B. In the face of early Taiping successes, the Qing turned to local Chinese leaders for help.
1. One such leader was Zeng Guofan, from Hunan.
2. Zeng built up a local defense force, funded from a new tax on trade within Hunan province.
3. The Hunan Army became an effective fighting force, with the latest weapons and decent pay.
4. Other local forces developed, and these played the decisive role in ending the Taiping Rebellion.
C. By 1864, the new provincial armies came together to destroy the Taiping regime.
1. Hong Xiuquan was killed and tens of thousands of Taiping followers were massacred in Nanjing.
2. The defeat of the Taipings saved the Qing rulers, but the sharing of power with local Chinese leaders changed the political landscape for the rest of the dynasty.
3. In the wake of defeat by the British and the narrow escape from the Taiping Rebellion, some Chinese leaders began to seek to reform the state, a process we will examine in the next lecture.
Essential Reading:
Jonathan Spence, God’s Chinese Son.
Supplemental Reading:
Elizabeth J. Perry, Rebels and Revolutionaries in North China, 1845-1945.
Questions to Consider:
1. Hong Xiuquan’s claim to be the younger brother of Jesus Christ seems absurd to modern Westerners, yet it appealed to tens of millions of Chinese in the 1840s and 1850s.
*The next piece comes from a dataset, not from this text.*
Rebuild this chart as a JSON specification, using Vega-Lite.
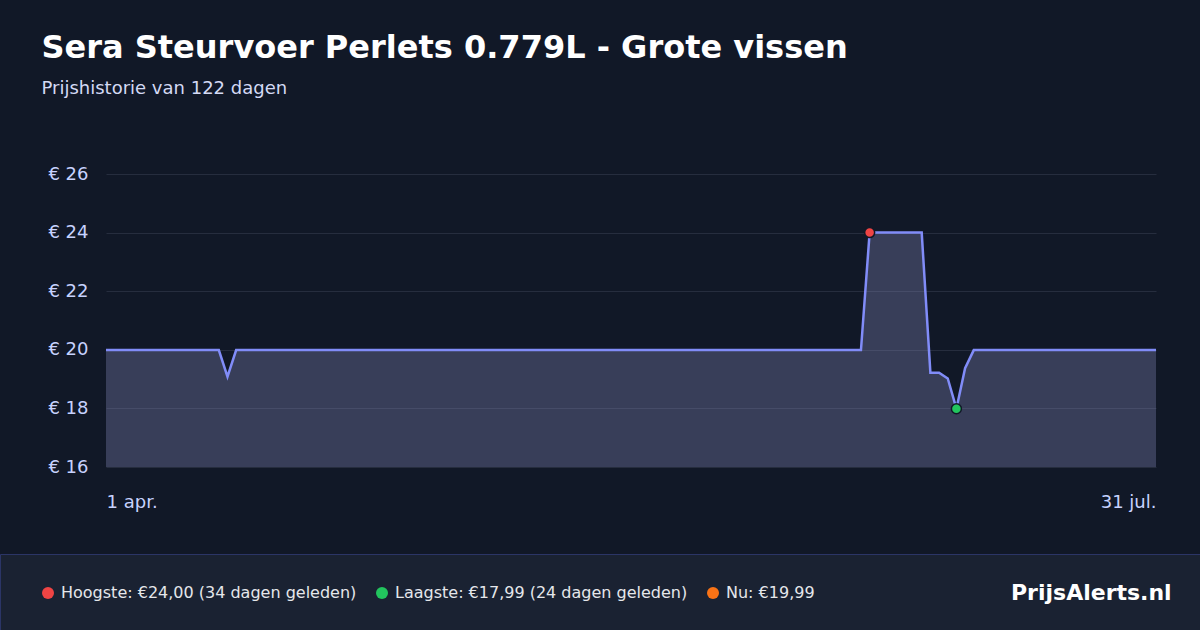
{
  "$schema": "https://vega.github.io/schema/vega-lite/v6.json",
  "background": "#111827",
  "autosize": {"type": "none"},
  "padding": {"left": 106, "top": 174, "right": 44, "bottom": 163},
  "width": 1050,
  "height": 293,
  "title": {
    "text": "Sera Steurvoer Perlets 0.779L - Grote vissen",
    "subtitle": "Prijshistorie van 122 dagen",
    "anchor": "start",
    "dx": 42,
    "offset": 66,
    "font": "DejaVu Sans",
    "fontSize": 32,
    "fontWeight": "bold",
    "color": "#ffffff",
    "subtitleFont": "DejaVu Sans",
    "subtitleFontSize": 18,
    "subtitleColor": "#d4daf5",
    "subtitlePadding": 15
  },
  "data": {
    "values": [
      {"dag": "2025-04-01", "prijs": 19.99}, {"dag": "2025-04-02", "prijs": 19.99}, {"dag": "2025-04-03", "prijs": 19.99},
      {"dag": "2025-04-04", "prijs": 19.99}, {"dag": "2025-04-05", "prijs": 19.99}, {"dag": "2025-04-06", "prijs": 19.99},
      {"dag": "2025-04-07", "prijs": 19.99}, {"dag": "2025-04-08", "prijs": 19.99}, {"dag": "2025-04-09", "prijs": 19.99},
      {"dag": "2025-04-10", "prijs": 19.99}, {"dag": "2025-04-11", "prijs": 19.99}, {"dag": "2025-04-12", "prijs": 19.99},
      {"dag": "2025-04-13", "prijs": 19.99}, {"dag": "2025-04-14", "prijs": 19.99}, {"dag": "2025-04-15", "prijs": 19.08},
      {"dag": "2025-04-16", "prijs": 19.99}, {"dag": "2025-04-17", "prijs": 19.99}, {"dag": "2025-04-18", "prijs": 19.99},
      {"dag": "2025-04-19", "prijs": 19.99}, {"dag": "2025-04-20", "prijs": 19.99}, {"dag": "2025-04-21", "prijs": 19.99},
      {"dag": "2025-04-22", "prijs": 19.99}, {"dag": "2025-04-23", "prijs": 19.99}, {"dag": "2025-04-24", "prijs": 19.99},
      {"dag": "2025-04-25", "prijs": 19.99}, {"dag": "2025-04-26", "prijs": 19.99}, {"dag": "2025-04-27", "prijs": 19.99},
      {"dag": "2025-04-28", "prijs": 19.99}, {"dag": "2025-04-29", "prijs": 19.99}, {"dag": "2025-04-30", "prijs": 19.99},
      {"dag": "2025-05-01", "prijs": 19.99}, {"dag": "2025-05-02", "prijs": 19.99}, {"dag": "2025-05-03", "prijs": 19.99},
      {"dag": "2025-05-04", "prijs": 19.99}, {"dag": "2025-05-05", "prijs": 19.99}, {"dag": "2025-05-06", "prijs": 19.99},
      {"dag": "2025-05-07", "prijs": 19.99}, {"dag": "2025-05-08", "prijs": 19.99}, {"dag": "2025-05-09", "prijs": 19.99},
      {"dag": "2025-05-10", "prijs": 19.99}, {"dag": "2025-05-11", "prijs": 19.99}, {"dag": "2025-05-12", "prijs": 19.99},
      {"dag": "2025-05-13", "prijs": 19.99}, {"dag": "2025-05-14", "prijs": 19.99}, {"dag": "2025-05-15", "prijs": 19.99},
      {"dag": "2025-05-16", "prijs": 19.99}, {"dag": "2025-05-17", "prijs": 19.99}, {"dag": "2025-05-18", "prijs": 19.99},
      {"dag": "2025-05-19", "prijs": 19.99}, {"dag": "2025-05-20", "prijs": 19.99}, {"dag": "2025-05-21", "prijs": 19.99},
      {"dag": "2025-05-22", "prijs": 19.99}, {"dag": "2025-05-23", "prijs": 19.99}, {"dag": "2025-05-24", "prijs": 19.99},
      {"dag": "2025-05-25", "prijs": 19.99}, {"dag": "2025-05-26", "prijs": 19.99}, {"dag": "2025-05-27", "prijs": 19.99},
      {"dag": "2025-05-28", "prijs": 19.99}, {"dag": "2025-05-29", "prijs": 19.99}, {"dag": "2025-05-30", "prijs": 19.99},
      {"dag": "2025-05-31", "prijs": 19.99},
      {"dag": "2025-06-01", "prijs": 19.99}, {"dag": "2025-06-02", "prijs": 19.99}, {"dag": "2025-06-03", "prijs": 19.99},
      {"dag": "2025-06-04", "prijs": 19.99}, {"dag": "2025-06-05", "prijs": 19.99}, {"dag": "2025-06-06", "prijs": 19.99},
      {"dag": "2025-06-07", "prijs": 19.99}, {"dag": "2025-06-08", "prijs": 19.99}, {"dag": "2025-06-09", "prijs": 19.99},
      {"dag": "2025-06-10", "prijs": 19.99}, {"dag": "2025-06-11", "prijs": 19.99}, {"dag": "2025-06-12", "prijs": 19.99},
      {"dag": "2025-06-13", "prijs": 19.99}, {"dag": "2025-06-14", "prijs": 19.99}, {"dag": "2025-06-15", "prijs": 19.99},
      {"dag": "2025-06-16", "prijs": 19.99}, {"dag": "2025-06-17", "prijs": 19.99}, {"dag": "2025-06-18", "prijs": 19.99},
      {"dag": "2025-06-19", "prijs": 19.99}, {"dag": "2025-06-20", "prijs": 19.99}, {"dag": "2025-06-21", "prijs": 19.99},
      {"dag": "2025-06-22", "prijs": 19.99}, {"dag": "2025-06-23", "prijs": 19.99}, {"dag": "2025-06-24", "prijs": 19.99},
      {"dag": "2025-06-25", "prijs": 19.99}, {"dag": "2025-06-26", "prijs": 19.99}, {"dag": "2025-06-27", "prijs": 19.99},
      {"dag": "2025-06-28", "prijs": 24.00, "punt": "Hoogste"}, {"dag": "2025-06-29", "prijs": 24.00}, {"dag": "2025-06-30", "prijs": 24.00},
      {"dag": "2025-07-01", "prijs": 24.00}, {"dag": "2025-07-02", "prijs": 24.00}, {"dag": "2025-07-03", "prijs": 24.00},
      {"dag": "2025-07-04", "prijs": 24.00}, {"dag": "2025-07-05", "prijs": 19.22}, {"dag": "2025-07-06", "prijs": 19.22},
      {"dag": "2025-07-07", "prijs": 19.02}, {"dag": "2025-07-08", "prijs": 17.99, "punt": "Laagste"}, {"dag": "2025-07-09", "prijs": 19.37},
      {"dag": "2025-07-10", "prijs": 19.99}, {"dag": "2025-07-11", "prijs": 19.99}, {"dag": "2025-07-12", "prijs": 19.99},
      {"dag": "2025-07-13", "prijs": 19.99}, {"dag": "2025-07-14", "prijs": 19.99}, {"dag": "2025-07-15", "prijs": 19.99},
      {"dag": "2025-07-16", "prijs": 19.99}, {"dag": "2025-07-17", "prijs": 19.99}, {"dag": "2025-07-18", "prijs": 19.99},
      {"dag": "2025-07-19", "prijs": 19.99}, {"dag": "2025-07-20", "prijs": 19.99}, {"dag": "2025-07-21", "prijs": 19.99},
      {"dag": "2025-07-22", "prijs": 19.99}, {"dag": "2025-07-23", "prijs": 19.99}, {"dag": "2025-07-24", "prijs": 19.99},
      {"dag": "2025-07-25", "prijs": 19.99}, {"dag": "2025-07-26", "prijs": 19.99}, {"dag": "2025-07-27", "prijs": 19.99},
      {"dag": "2025-07-28", "prijs": 19.99}, {"dag": "2025-07-29", "prijs": 19.99}, {"dag": "2025-07-30", "prijs": 19.99},
      {"dag": "2025-07-31", "prijs": 19.99}
    ]
  },
  "encoding": {
    "x": {
      "field": "dag",
      "type": "temporal",
      "scale": {"type": "utc", "nice": false},
      "axis": {
        "values": [
          {"year": 2025, "month": "apr", "date": 1, "utc": true},
          {"year": 2025, "month": "jul", "date": 31, "utc": true}
        ],
        "labelExpr": "utcdate(datum.value) + ' ' + ['jan.', 'feb.', 'mrt.', 'apr.', 'mei', 'jun.', 'jul.', 'aug.', 'sep.', 'okt.', 'nov.', 'dec.'][utcmonth(datum.value)]",
        "labelFlush": true,
        "domain": false,
        "ticks": false,
        "grid": false,
        "labelPadding": 26,
        "labelFontSize": 18,
        "labelColor": "#c7d2fe",
        "title": null
      }
    },
    "y": {
      "field": "prijs",
      "type": "quantitative",
      "scale": {"domain": [16, 26], "zero": false, "nice": false},
      "axis": {
        "values": [16, 18, 20, 22, 24, 26],
        "labelExpr": "'€ ' + datum.value",
        "domain": false,
        "ticks": false,
        "grid": true,
        "gridColor": "#262d3e",
        "labelPadding": 18,
        "labelFontSize": 18,
        "labelColor": "#c7d2fe",
        "minExtent": 106,
        "title": null
      }
    }
  },
  "layer": [
    {
      "mark": {"type": "area", "color": "#8a8bc0", "opacity": 0.33},
      "encoding": {"y2": {"datum": 16}}
    },
    {
      "mark": {"type": "line", "color": "#818cf8", "strokeWidth": 2.5}
    },
    {
      "transform": [{"filter": "isValid(datum.punt)"}],
      "mark": {"type": "point", "filled": true, "size": 100, "opacity": 1, "stroke": "#111827", "strokeWidth": 1.5},
      "encoding": {
        "color": {
          "field": "punt",
          "type": "nominal",
          "scale": {"domain": ["Hoogste", "Laagste", "Nu"], "range": ["#ef4444", "#22c55e", "#f97316"]},
          "legend": {
            "orient": "none",
            "legendX": -106,
            "legendY": 380,
            "direction": "horizontal",
            "fillColor": "#1a2232",
            "strokeColor": "#2b3566",
            "padding": 28,
            "title": "PrijsAlerts.nl",
            "titleOrient": "right",
            "titleAnchor": "middle",
            "titleBaseline": "middle",
            "titlePadding": 196,
            "titleFont": "DejaVu Sans",
            "titleFontSize": 22,
            "titleFontWeight": "bold",
            "titleColor": "#ffffff",
            "titleLimit": 400,
            "clipHeight": 22,
            "symbolType": "circle",
            "symbolSize": 144,
            "symbolStrokeWidth": 0,
            "symbolOpacity": 1,
            "symbolOffset": 12,
            "labelFontSize": 16,
            "labelColor": "#e5e7eb",
            "labelOffset": 5,
            "labelLimit": 400,
            "columnPadding": -2,
            "labelExpr": "datum.label == 'Hoogste' ? 'Hoogste: €24,00  (34 dagen geleden)' : datum.label == 'Laagste' ? 'Laagste: €17,99  (24 dagen geleden)' : 'Nu: €19,99'"
          }
        }
      }
    }
  ],
  "config": {
    "font": "DejaVu Sans",
    "view": {"stroke": null}
  }
}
What might have been attractive in such a vision?
2. The Manchus had conquered China two centuries before the Taiping Rebellion and had lost much of their martial vigor, as indicated by the need to raise new armies from the Chinese provinces, yet Manchu rule persisted until the early 20th century. Why were the Manchus able to survive as an alien elite while earlier conquerors, such as the Mongols or the Jurchen, fell in much less time?